» Aim of the task:
Will you transcribe all the entries word for word, skipping the pictures they hold?

» Stored entries:
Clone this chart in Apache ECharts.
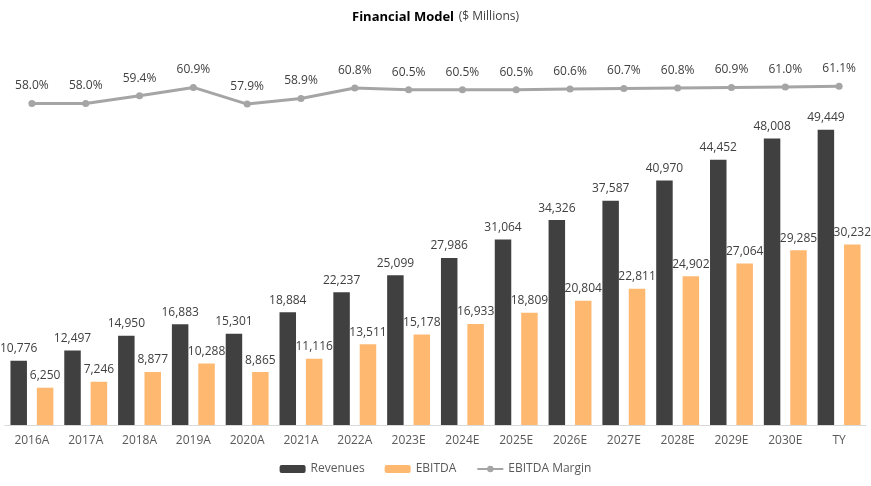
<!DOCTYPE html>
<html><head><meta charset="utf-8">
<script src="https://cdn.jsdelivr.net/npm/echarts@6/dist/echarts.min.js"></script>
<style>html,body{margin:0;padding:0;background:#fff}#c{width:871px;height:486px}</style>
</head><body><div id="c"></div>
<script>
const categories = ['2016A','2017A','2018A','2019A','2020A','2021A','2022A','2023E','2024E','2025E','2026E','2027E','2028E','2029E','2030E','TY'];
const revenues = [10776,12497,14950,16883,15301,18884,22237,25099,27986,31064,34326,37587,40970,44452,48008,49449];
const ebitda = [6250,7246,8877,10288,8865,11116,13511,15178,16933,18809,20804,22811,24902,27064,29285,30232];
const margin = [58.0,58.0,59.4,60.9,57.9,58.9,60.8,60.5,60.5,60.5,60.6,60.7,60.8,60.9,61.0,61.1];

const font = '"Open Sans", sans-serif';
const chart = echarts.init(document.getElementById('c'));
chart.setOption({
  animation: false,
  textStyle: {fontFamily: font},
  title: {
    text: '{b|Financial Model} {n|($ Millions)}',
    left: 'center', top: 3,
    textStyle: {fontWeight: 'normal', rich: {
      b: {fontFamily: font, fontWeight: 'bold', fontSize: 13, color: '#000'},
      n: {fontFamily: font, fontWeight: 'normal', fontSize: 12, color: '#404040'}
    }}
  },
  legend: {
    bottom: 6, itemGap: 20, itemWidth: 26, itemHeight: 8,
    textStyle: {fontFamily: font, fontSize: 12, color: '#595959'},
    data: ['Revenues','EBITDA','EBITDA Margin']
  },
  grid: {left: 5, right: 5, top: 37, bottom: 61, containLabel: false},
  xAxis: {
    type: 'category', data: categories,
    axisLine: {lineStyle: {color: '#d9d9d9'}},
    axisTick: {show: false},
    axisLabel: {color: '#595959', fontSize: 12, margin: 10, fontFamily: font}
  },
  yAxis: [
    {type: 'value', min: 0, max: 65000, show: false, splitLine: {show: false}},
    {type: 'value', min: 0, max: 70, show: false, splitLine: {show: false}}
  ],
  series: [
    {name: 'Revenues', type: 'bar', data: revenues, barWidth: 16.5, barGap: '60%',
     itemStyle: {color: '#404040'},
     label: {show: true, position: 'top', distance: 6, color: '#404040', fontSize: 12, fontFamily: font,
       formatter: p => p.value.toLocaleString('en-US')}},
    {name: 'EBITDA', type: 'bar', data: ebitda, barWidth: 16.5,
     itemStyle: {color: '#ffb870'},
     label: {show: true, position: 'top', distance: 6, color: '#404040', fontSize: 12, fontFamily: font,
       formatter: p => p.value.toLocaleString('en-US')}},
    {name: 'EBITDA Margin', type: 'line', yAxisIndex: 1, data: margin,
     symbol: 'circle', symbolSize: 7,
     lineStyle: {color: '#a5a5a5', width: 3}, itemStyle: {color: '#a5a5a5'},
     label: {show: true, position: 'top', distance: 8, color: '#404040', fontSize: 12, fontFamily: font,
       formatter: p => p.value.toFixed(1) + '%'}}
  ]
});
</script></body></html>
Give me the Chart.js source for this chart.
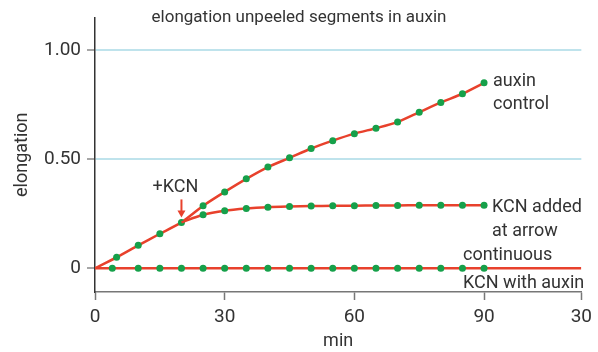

» Worked solution:
Clone this chart in Apache ECharts.
<!DOCTYPE html>
<html><head><meta charset="utf-8">
<script src="https://cdn.jsdelivr.net/npm/echarts@6/dist/echarts.min.js"></script>
<style>html,body{margin:0;padding:0;background:#fff}#c{width:871px;height:486px}</style>
</head><body><div id="c"></div>
<script>
const categories = ['2016A','2017A','2018A','2019A','2020A','2021A','2022A','2023E','2024E','2025E','2026E','2027E','2028E','2029E','2030E','TY'];
const revenues = [10776,12497,14950,16883,15301,18884,22237,25099,27986,31064,34326,37587,40970,44452,48008,49449];
const ebitda = [6250,7246,8877,10288,8865,11116,13511,15178,16933,18809,20804,22811,24902,27064,29285,30232];
const margin = [58.0,58.0,59.4,60.9,57.9,58.9,60.8,60.5,60.5,60.5,60.6,60.7,60.8,60.9,61.0,61.1];

const font = '"Open Sans", sans-serif';
const chart = echarts.init(document.getElementById('c'));
chart.setOption({
  animation: false,
  textStyle: {fontFamily: font},
  title: {
    text: '{b|Financial Model} {n|($ Millions)}',
    left: 'center', top: 3,
    textStyle: {fontWeight: 'normal', rich: {
      b: {fontFamily: font, fontWeight: 'bold', fontSize: 13, color: '#000'},
      n: {fontFamily: font, fontWeight: 'normal', fontSize: 12, color: '#404040'}
    }}
  },
  legend: {
    bottom: 6, itemGap: 20, itemWidth: 26, itemHeight: 8,
    textStyle: {fontFamily: font, fontSize: 12, color: '#595959'},
    data: ['Revenues','EBITDA','EBITDA Margin']
  },
  grid: {left: 5, right: 5, top: 37, bottom: 61, containLabel: false},
  xAxis: {
    type: 'category', data: categories,
    axisLine: {lineStyle: {color: '#d9d9d9'}},
    axisTick: {show: false},
    axisLabel: {color: '#595959', fontSize: 12, margin: 10, fontFamily: font}
  },
  yAxis: [
    {type: 'value', min: 0, max: 65000, show: false, splitLine: {show: false}},
    {type: 'value', min: 0, max: 70, show: false, splitLine: {show: false}}
  ],
  series: [
    {name: 'Revenues', type: 'bar', data: revenues, barWidth: 16.5, barGap: '60%',
     itemStyle: {color: '#404040'},
     label: {show: true, position: 'top', distance: 6, color: '#404040', fontSize: 12, fontFamily: font,
       formatter: p => p.value.toLocaleString('en-US')}},
    {name: 'EBITDA', type: 'bar', data: ebitda, barWidth: 16.5,
     itemStyle: {color: '#ffb870'},
     label: {show: true, position: 'top', distance: 6, color: '#404040', fontSize: 12, fontFamily: font,
       formatter: p => p.value.toLocaleString('en-US')}},
    {name: 'EBITDA Margin', type: 'line', yAxisIndex: 1, data: margin,
     symbol: 'circle', symbolSize: 7,
     lineStyle: {color: '#a5a5a5', width: 3}, itemStyle: {color: '#a5a5a5'},
     label: {show: true, position: 'top', distance: 8, color: '#404040', fontSize: 12, fontFamily: font,
       formatter: p => p.value.toFixed(1) + '%'}}
  ]
});
</script></body></html>
Give me the Chart.js source for this chart.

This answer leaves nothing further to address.